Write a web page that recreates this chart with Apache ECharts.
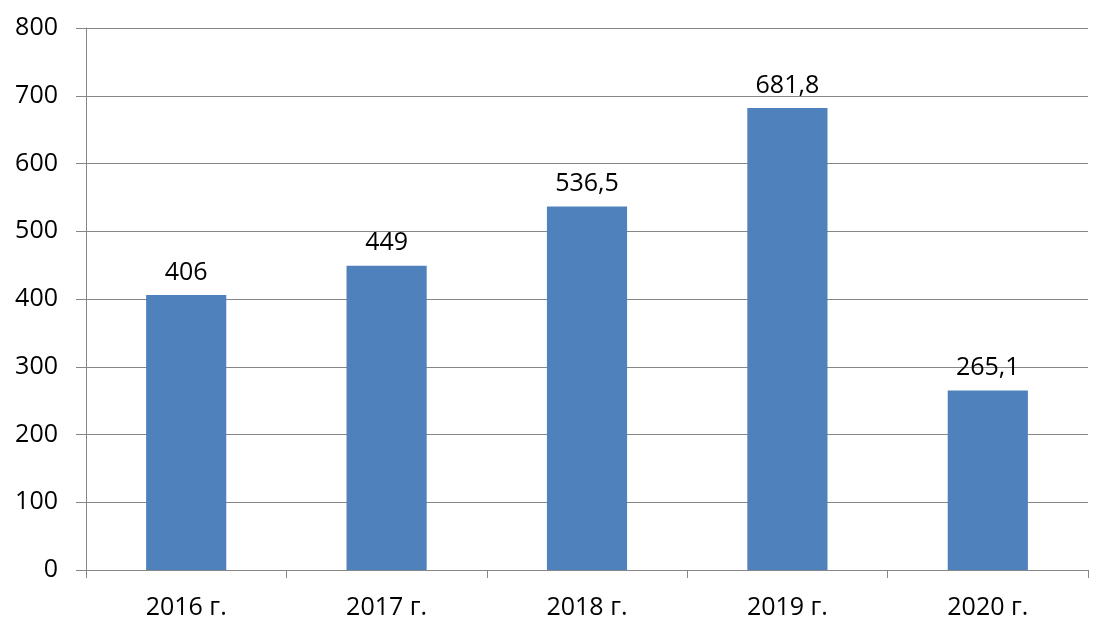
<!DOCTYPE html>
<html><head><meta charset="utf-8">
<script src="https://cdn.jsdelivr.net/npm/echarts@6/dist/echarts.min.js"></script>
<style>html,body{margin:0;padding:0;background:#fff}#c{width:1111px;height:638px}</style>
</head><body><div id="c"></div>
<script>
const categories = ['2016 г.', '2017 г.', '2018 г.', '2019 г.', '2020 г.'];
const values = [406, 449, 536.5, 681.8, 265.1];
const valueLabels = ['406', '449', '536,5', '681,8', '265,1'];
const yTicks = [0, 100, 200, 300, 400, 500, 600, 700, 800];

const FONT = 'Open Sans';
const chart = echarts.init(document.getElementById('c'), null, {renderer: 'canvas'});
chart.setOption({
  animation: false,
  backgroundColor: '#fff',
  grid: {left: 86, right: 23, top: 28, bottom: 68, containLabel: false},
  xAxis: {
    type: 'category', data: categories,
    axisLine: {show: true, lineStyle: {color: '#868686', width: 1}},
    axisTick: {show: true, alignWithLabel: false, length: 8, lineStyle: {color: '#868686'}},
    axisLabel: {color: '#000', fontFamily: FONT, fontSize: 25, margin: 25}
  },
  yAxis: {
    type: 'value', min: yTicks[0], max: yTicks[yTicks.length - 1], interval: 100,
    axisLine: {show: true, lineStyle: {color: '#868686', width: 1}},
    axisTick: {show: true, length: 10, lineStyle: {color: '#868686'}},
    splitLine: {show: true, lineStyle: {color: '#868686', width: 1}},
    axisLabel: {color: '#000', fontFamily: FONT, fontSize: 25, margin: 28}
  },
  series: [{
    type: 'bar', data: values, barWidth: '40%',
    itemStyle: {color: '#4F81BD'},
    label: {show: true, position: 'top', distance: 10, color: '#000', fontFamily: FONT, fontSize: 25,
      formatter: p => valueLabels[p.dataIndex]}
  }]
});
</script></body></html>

********

__Challenge__.
Copy nothing but the lines from the top of the material through the line holding "600, 700, 800];", exactly as written; omit pictures.

__Completed exercise__.
Write a web page that recreates this chart with Apache ECharts.
<!DOCTYPE html>
<html><head><meta charset="utf-8">
<script src="https://cdn.jsdelivr.net/npm/echarts@6/dist/echarts.min.js"></script>
<style>html,body{margin:0;padding:0;background:#fff}#c{width:1111px;height:638px}</style>
</head><body><div id="c"></div>
<script>
const categories = ['2016 г.', '2017 г.', '2018 г.', '2019 г.', '2020 г.'];
const values = [406, 449, 536.5, 681.8, 265.1];
const valueLabels = ['406', '449', '536,5', '681,8', '265,1'];
const yTicks = [0, 100, 200, 300, 400, 500, 600, 700, 800];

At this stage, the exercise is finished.